Moscow has denied any involvement in the attempted murder of former Russian double agent Sergei Skripal and his daughter. It has cast Britain as a post-colonial power unsettled by its impending exit from the European Union, and even suggested London fabricated the attack to whip up anti-Russian hysteria. The diplomats are due to leave London on March 20, RIA news agency quoted Russia's ambassador to Britain as saying.
News Flash #9: Washington Examiner (March 16, 2018)
While this headline speaks more to our vulnerability than foreign attacks, it is nonetheless significant. It has been barely six months since our national debt topped $20 trillion and we've already added another $1 trillion since last September. And this is happening in a good economy with low interest rates and without open and direct economic attacks. Here are a few tidbits from the Examiner article:
The national debt exceeded $21 trillion for the first time on Thursday, a little more than six months after it hit first $20 trillion on Sept. 8. The national debt was $21.031 trillion on Thursday. The government releases total debt figures each business day, but it lags by one day.

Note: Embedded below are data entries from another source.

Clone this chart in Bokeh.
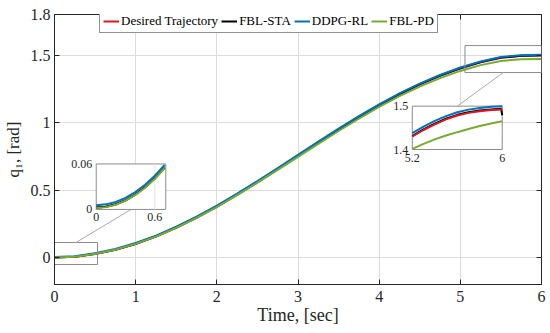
import numpy as np
from bokeh.plotting import figure
from bokeh.models import Range1d, FixedTicker, Label, LinearAxis
from bokeh.embed import file_html
from bokeh.resources import INLINE

# ---------------- data ----------------
t_main = [0, 0.25, 0.5, 0.75, 1.0, 1.25, 1.5, 1.75, 2.0, 2.25, 2.5, 2.75, 3.0,
          3.25, 3.5, 3.75, 4.0, 4.25, 4.5, 4.75, 5.0, 5.25, 5.5, 5.75, 6.0]
desired = [0.000, 0.006, 0.026, 0.057, 0.100, 0.155, 0.220, 0.293, 0.375, 0.463, 0.556, 0.652, 0.750,
           0.848, 0.944, 1.037, 1.125, 1.207, 1.280, 1.345, 1.400, 1.446, 1.479, 1.494, 1.500]
fbl_sta = [0.000, 0.006, 0.027, 0.058, 0.102, 0.157, 0.223, 0.297, 0.379, 0.468, 0.561, 0.657, 0.755,
           0.853, 0.949, 1.042, 1.130, 1.211, 1.284, 1.348, 1.403, 1.448, 1.481, 1.495, 1.496]
ddpg_rl = [0.004, 0.010, 0.031, 0.063, 0.107, 0.162, 0.228, 0.302, 0.384, 0.473, 0.566, 0.662, 0.760,
           0.858, 0.954, 1.047, 1.134, 1.215, 1.288, 1.352, 1.407, 1.452, 1.485, 1.499, 1.501]
fbl_pd = [0.000, 0.006, 0.026, 0.058, 0.101, 0.155, 0.220, 0.293, 0.374, 0.462, 0.554, 0.649, 0.745,
          0.842, 0.937, 1.029, 1.115, 1.195, 1.266, 1.329, 1.382, 1.425, 1.456, 1.469, 1.470]

series_names = ["Desired Trajectory", "FBL-STA", "DDPG-RL", "FBL-PD"]

x_ticks = [0, 1, 2, 3, 4, 5, 6]
x_tick_labels = ["0", "1", "2", "3", "4", "5", "6"]
y_ticks = [0, 0.5, 1, 1.5, 1.8]
y_tick_labels = ["0", "0.5", "1", "1.5", "1.8"]
x_title = "Time, [sec]"
y_title = "q\u2081, [rad]"

# left inset (zoom near start)
l_t = [0, 0.1, 0.2, 0.3, 0.4, 0.5, 0.6, 0.7]
l_desired = [0.0014, 0.0025, 0.0058, 0.0112, 0.0188, 0.0286, 0.0406, 0.0548]
l_sta = [0.0015, 0.0026, 0.0059, 0.0113, 0.0190, 0.0288, 0.0408, 0.0550]
l_ddpg = [0.0047, 0.0058, 0.0091, 0.0146, 0.0223, 0.0322, 0.0443, 0.0586]
l_pd = [0.0010, 0.0021, 0.0053, 0.0108, 0.0184, 0.0281, 0.0401, 0.0542]
l_xticks = [0, 0.6]
l_xtick_labels = ["0", "0.6"]
l_yticks = [0, 0.06]
l_ytick_labels = ["0", "0.06"]

# right inset (zoom near end)
r_t = [5.2, 5.3, 5.4, 5.5, 5.6, 5.7, 5.8, 5.9, 6.0]
r_desired = [1.430, 1.445, 1.458, 1.4695, 1.4785, 1.4845, 1.4885, 1.491, 1.4925]
r_ddpg = [1.438, 1.453, 1.466, 1.477, 1.486, 1.492, 1.496, 1.4985, 1.500]
r_pd = [1.4016, 1.4131, 1.4233, 1.4323, 1.4400, 1.4475, 1.4541, 1.4601, 1.4650]
r_sta_t = [5.2, 5.3, 5.4, 5.5, 5.6, 5.7, 5.8, 5.9, 5.99, 6.0]
r_sta = [1.431, 1.4465, 1.4595, 1.471, 1.480, 1.486, 1.490, 1.4925, 1.494, 1.479]
r_xticks = [5.2, 6]
r_xtick_labels = ["5.2", "6"]
r_yticks = [1.4, 1.5]
r_ytick_labels = ["1.4", "1.5"]

# ---------------- layout / style constants ----------------
FONT = "Liberation Serif"
TXT = "#262626"
C_RED, C_BLK, C_BLU, C_GRN = "#E3141E", "#000000", "#0072BD", "#77AC30"
GRAY = "#8c8c8c"
X_MAIN = (0.0, 6.0)
Y_MAIN = (-0.2, 1.8)

# inset data limits and placements (placement in main-axis units)
l_xlim, l_ylim = (0.0, 0.712), (-0.001, 0.06)
r_xlim, r_ylim = (5.2, 6.0), (1.4, 1.5)
l_place = (0.514, 1.371, 0.356, 0.693)
r_place = (4.408, 5.516, 0.800, 1.121)
zoom_l = (0.0, 0.53, -0.052, 0.111)
zoom_r = (5.057, 6.0, 1.370, 1.570)

p = figure(width=550, height=333, x_range=Range1d(*X_MAIN), y_range=Range1d(*Y_MAIN),
           output_backend="svg", toolbar_location=None,
           min_border_left=51, min_border_right=9, min_border_top=14, min_border_bottom=49)
p.background_fill_color = "white"
p.border_fill_color = "white"
p.outline_line_color = TXT
p.outline_line_width = 1
p.outline_line_alpha = 1

for axs, ticks, labels in ((p.xaxis, x_ticks, x_tick_labels), (p.yaxis, y_ticks, y_tick_labels)):
    axs.ticker = FixedTicker(ticks=ticks)
    axs.major_label_overrides = {k: v for k, v in zip(ticks, labels)}
    axs.minor_tick_line_color = None
    axs.major_tick_in = 5
    axs.major_tick_out = 0
    axs.axis_line_color = TXT
    axs.major_tick_line_color = TXT
    axs.major_label_text_font = FONT
    axs.major_label_text_font_size = "16px"
    axs.major_label_text_color = TXT
    axs.axis_label_text_font = FONT
    axs.axis_label_text_font_style = "normal"
    axs.axis_label_text_color = TXT
p.xaxis.major_label_standoff = 6
p.yaxis.major_label_standoff = 4
p.xaxis.axis_label = x_title
p.xaxis.axis_label_text_font_size = "18px"
p.xaxis.axis_label_standoff = 0
p.yaxis.axis_label = y_title
p.yaxis.axis_label_text_font_size = "17px"
p.yaxis.axis_label_standoff = 5

# box ticks on top and right (MATLAB "box on" style), no labels
for side, ticks in (("above", x_ticks), ("right", y_ticks)):
    ax = LinearAxis(ticker=FixedTicker(ticks=ticks),
                    major_label_overrides={k: "" for k in ticks},
                    major_label_text_font_size="1px", major_label_standoff=0,
                    major_tick_in=5, major_tick_out=0, minor_tick_line_color=None,
                    axis_line_color=None, major_tick_line_color=TXT)
    p.add_layout(ax, side)

p.xgrid.grid_line_color = "#dcdcdc"
p.ygrid.grid_line_color = "#dcdcdc"
p.xgrid.grid_line_width = 1
p.ygrid.grid_line_width = 1


def mapped_range(lim, place, main):
    a, b = lim
    X0, X1 = place
    s = (b - a) / (X1 - X0)
    return Range1d(a + (main[0] - X0) * s, a + (main[1] - X0) * s)


p.extra_x_ranges = {"lx": mapped_range(l_xlim, l_place[0:2], X_MAIN),
                    "rx": mapped_range(r_xlim, r_place[0:2], X_MAIN)}
p.extra_y_ranges = {"ly": mapped_range(l_ylim, l_place[2:4], Y_MAIN),
                    "ry": mapped_range(r_ylim, r_place[2:4], Y_MAIN)}

# main curves
colors = [C_RED, C_BLK, C_BLU, C_GRN]
for ys, c, name in zip([desired, fbl_sta, ddpg_rl, fbl_pd], colors, series_names):
    p.line(t_main, ys, line_color=c, line_width=2, legend_label=name)

# zoom boxes on main plot
for z in (zoom_l, zoom_r):
    p.quad(left=[z[0]], right=[z[1]], bottom=[z[2]], top=[z[3]], fill_alpha=0,
           line_color=GRAY, line_width=1)

# connectors: zoom box edge mid -> inset edge mid
p.segment(x0=[(zoom_l[0] + zoom_l[1]) / 2], y0=[zoom_l[3]],
          x1=[(l_place[0] + l_place[1]) / 2], y1=[l_place[2]], line_color="#aaaaaa", line_width=1)
p.segment(x0=[(zoom_r[0] + zoom_r[1]) / 2], y0=[zoom_r[2]],
          x1=[(r_place[0] + r_place[1]) / 2], y1=[r_place[3]], line_color="#aaaaaa", line_width=1)

# ---- left inset ----
p.quad(left=[l_xlim[0]], right=[l_xlim[1]], bottom=[l_ylim[0]], top=[l_ylim[1]],
       x_range_name="lx", y_range_name="ly", fill_color="white", line_color=GRAY, line_width=1)
p.segment(x0=[l_xticks[1]], y0=[l_ylim[0]], x1=[l_xticks[1]], y1=[l_ylim[1]],
          x_range_name="lx", y_range_name="ly", line_color="#e3e3e3", line_width=1)
for ys, c in zip([l_desired, l_sta, l_ddpg, l_pd], colors):
    p.line(l_t, ys, line_color=c, line_width=2, x_range_name="lx", y_range_name="ly")

# ---- right inset ----
p.quad(left=[r_xlim[0]], right=[r_xlim[1]], bottom=[r_ylim[0]], top=[r_ylim[1]],
       x_range_name="rx", y_range_name="ry", fill_color="white", line_color=GRAY, line_width=1)
p.line(r_sta_t, r_sta, line_color=C_BLK, line_width=2, x_range_name="rx", y_range_name="ry")
p.line(r_t, r_desired, line_color=C_RED, line_width=2, x_range_name="rx", y_range_name="ry")
p.line(r_t, r_ddpg, line_color=C_BLU, line_width=2, x_range_name="rx", y_range_name="ry")
p.line(r_t, r_pd, line_color=C_GRN, line_width=2, x_range_name="rx", y_range_name="ry")


# inset tick labels
def inset_labels(xr, yr, xlim, ylim, xticks, xlabels, yticks, ylabels):
    for v, s in zip(xticks, xlabels):
        p.add_layout(Label(x=v, y=ylim[0], x_range_name=xr, y_range_name=yr, text=s,
                           text_font=FONT, text_font_size="12px", text_color=TXT,
                           text_align="center", text_baseline="top", y_offset=-4))
    for v, s in zip(yticks, ylabels):
        p.add_layout(Label(x=xlim[0], y=v, x_range_name=xr, y_range_name=yr, text=s,
                           text_font=FONT, text_font_size="12px", text_color=TXT,
                           text_align="right", text_baseline="middle", x_offset=-4))


inset_labels("lx", "ly", l_xlim, l_ylim, l_xticks, l_xtick_labels, l_yticks, l_ytick_labels)
inset_labels("rx", "ry", r_xlim, r_ylim, r_xticks, r_xtick_labels, r_yticks, r_ytick_labels)

# legend
lg = p.legend[0]
lg.orientation = "horizontal"
lg.location = (45, 251)
lg.label_text_font = FONT
lg.label_text_font_size = "13px"
lg.label_text_color = "#000000"
lg.glyph_width = 16
lg.glyph_height = 14
lg.label_height = 14
lg.label_standoff = 2
lg.spacing = 3
lg.padding = 3
lg.margin = 0
lg.border_line_color = TXT
lg.border_line_width = 1
lg.background_fill_alpha = 1

open("out.html", "w").write(file_html(p, INLINE))
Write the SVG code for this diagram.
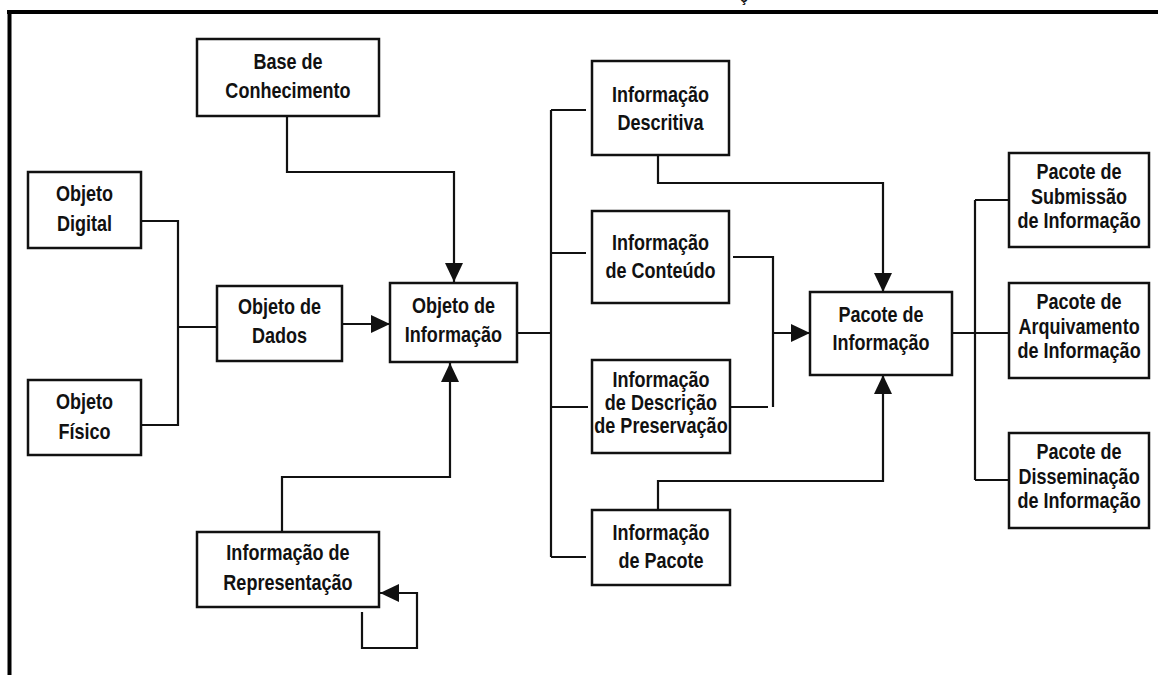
<svg xmlns="http://www.w3.org/2000/svg" width="1158" height="675" viewBox="0 0 1158 675">
<style>
.box{fill:#fff;stroke:#111;stroke-width:2.5}
.t{font-family:"Liberation Sans",Arial,sans-serif;font-weight:bold;font-size:22px;fill:#111;text-anchor:middle}
.c{fill:none;stroke:#111;stroke-width:2.2}
.a{marker-end:url(#ah)}
.frame{stroke:#000;stroke-width:4;fill:none}
</style>
<defs>
<marker id="ah" markerUnits="userSpaceOnUse" markerWidth="20" markerHeight="20" viewBox="0 0 20 20" refX="19" refY="10" orient="auto">
<path d="M0,1 L19,10 L0,19 z" fill="#111"/>
</marker>
</defs>
<rect width="1158" height="675" fill="#fff"/>
<text x="744" y="2" class="t" style="font-size:14px">ç</text>
<g id="frame">
<path class="frame" d="M7,12 H1158 M9.5,12 V675"/>
</g>
<g id="connectors">
<path class="c a" d="M287,116 V172 H454 V282"/>
<path class="c" d="M141,221 H178 V425 H141 M178,327 H217"/>
<path class="c a" d="M342,324 H390"/>
<path class="c a" d="M282,532 V477 H450 V363"/>
<path class="c a" d="M362,612 V648 H417 V593 H380"/>
<path class="c" d="M517,333 H551 M551,110 V557 M551,110 H586 M551,253 H586 M551,407 H588 M551,557 H586"/>
<path class="c a" d="M658,155 V183 H883 V292"/>
<path class="c" d="M733,257 H773 V407 M731,407 H768"/>
<path class="c a" d="M773,333 H810"/>
<path class="c a" d="M658,510 V481 H883 V375"/>
<path class="c" d="M952,333 H1009 M975,200 V480 M975,200 H1009 M975,480 H1009"/>
</g>
<g id="base"><rect class="box" x="197" y="39" width="182" height="77"/><g transform="scale(0.82 1)"><text class="t" x="351.2" y="69">Base de</text><text class="t" x="351.2" y="98">Conhecimento</text></g></g>
<g id="digital"><rect class="box" x="28" y="172" width="113" height="76"/><g transform="scale(0.82 1)"><text class="t" x="103" y="201">Objeto</text><text class="t" x="103" y="231">Digital</text></g></g>
<g id="fisico"><rect class="box" x="28" y="380" width="113" height="75"/><g transform="scale(0.82 1)"><text class="t" x="103" y="409">Objeto</text><text class="t" x="103" y="439">Físico</text></g></g>
<g id="dados"><rect class="box" x="217" y="286" width="125" height="75"/><g transform="scale(0.82 1)"><text class="t" x="340.9" y="314">Objeto de</text><text class="t" x="340.9" y="343">Dados</text></g></g>
<g id="objinfo"><rect class="box" x="390" y="283" width="127" height="79"/><g transform="scale(0.82 1)"><text class="t" x="553" y="313">Objeto de</text><text class="t" x="553" y="342">Informação</text></g></g>
<g id="rep"><rect class="box" x="197" y="532" width="182" height="75"/><g transform="scale(0.82 1)"><text class="t" x="351.2" y="560">Informação de</text><text class="t" x="351.2" y="590">Representação</text></g></g>
<g id="desc"><rect class="box" x="592" y="61" width="137" height="94"/><g transform="scale(0.82 1)"><text class="t" x="805.5" y="102">Informação</text><text class="t" x="805.5" y="130">Descritiva</text></g></g>
<g id="cont"><rect class="box" x="592" y="211" width="137" height="92"/><g transform="scale(0.82 1)"><text class="t" x="805.5" y="250">Informação</text><text class="t" x="805.5" y="278">de Conteúdo</text></g></g>
<g id="pres"><rect class="box" x="592" y="360" width="138" height="93"/><g transform="scale(0.82 1)"><text class="t" x="806.1" y="387">Informação</text><text class="t" x="806.1" y="410">de Descrição</text><text class="t" x="806.1" y="433">de Preservação</text></g></g>
<g id="pacote"><rect class="box" x="592" y="510" width="138" height="75"/><g transform="scale(0.82 1)"><text class="t" x="806.1" y="540">Informação</text><text class="t" x="806.1" y="568">de Pacote</text></g></g>
<g id="pacinfo"><rect class="box" x="810" y="292" width="142" height="83"/><g transform="scale(0.82 1)"><text class="t" x="1074.4" y="322">Pacote de</text><text class="t" x="1074.4" y="350">Informação</text></g></g>
<g id="sub"><rect class="box" x="1009" y="153" width="140" height="94"/><g transform="scale(0.82 1)"><text class="t" x="1315.9" y="179">Pacote de</text><text class="t" x="1315.9" y="204">Submissão</text><text class="t" x="1315.9" y="228">de Informação</text></g></g>
<g id="arq"><rect class="box" x="1009" y="283" width="140" height="95"/><g transform="scale(0.82 1)"><text class="t" x="1315.9" y="309">Pacote de</text><text class="t" x="1315.9" y="334">Arquivamento</text><text class="t" x="1315.9" y="358">de Informação</text></g></g>
<g id="dis"><rect class="box" x="1009" y="433" width="140" height="95"/><g transform="scale(0.82 1)"><text class="t" x="1315.9" y="459">Pacote de</text><text class="t" x="1315.9" y="484">Disseminação</text><text class="t" x="1315.9" y="508">de Informação</text></g></g>
</svg>
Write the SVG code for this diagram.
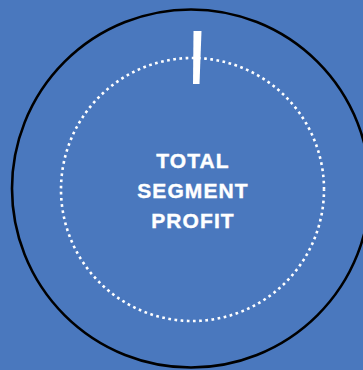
<svg xmlns="http://www.w3.org/2000/svg" width="363" height="370" viewBox="0 0 363 370">
  <style>
    .label { font-family: "Liberation Sans", Arial, sans-serif; font-weight: bold; font-size: 21px; fill: #ffffff; text-anchor: middle; letter-spacing: 1.1px; stroke: #ffffff; stroke-width: 0.4px; }
  </style>
  <rect x="0" y="0" width="363" height="370" fill="#4a78be"/>
  <g id="outer-ring">
    <circle cx="191" cy="188.5" r="179" fill="none" stroke="#000000" stroke-width="2.6"/>
  </g>
  <g id="inner-ring">
    <circle cx="192.5" cy="189.5" r="131.5" fill="none" stroke="#ffffff" stroke-width="2.6" stroke-linecap="square" stroke-dasharray="0.1 6.1"/>
  </g>
  <g id="marker">
    <polygon points="193.5,31 201.5,31 199.5,84 193,84" fill="#ffffff"/>
  </g>
  <g id="center-label">
    <text class="label" x="193" y="168">TOTAL</text>
    <text class="label" x="193" y="198">SEGMENT</text>
    <text class="label" x="193" y="228">PROFIT</text>
  </g>
</svg>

Federal borrowing has been on the rise again since February, when Congress passed legislation to suspend the debt ceiling. That move allowed the government to borrow as much as it needs to fund the activities approved by Congress.
KEY POINT: We are already in a Global Cyber-Economic War. The headlines from the past day demonstrate that overwhelmingly. And, our national debt is higher than ever, making us very vulnerable. We will continue to address this and we do have hope. But we would be remiss if we did not share the flood of headlines that recently came out. You may now resume your normal programming.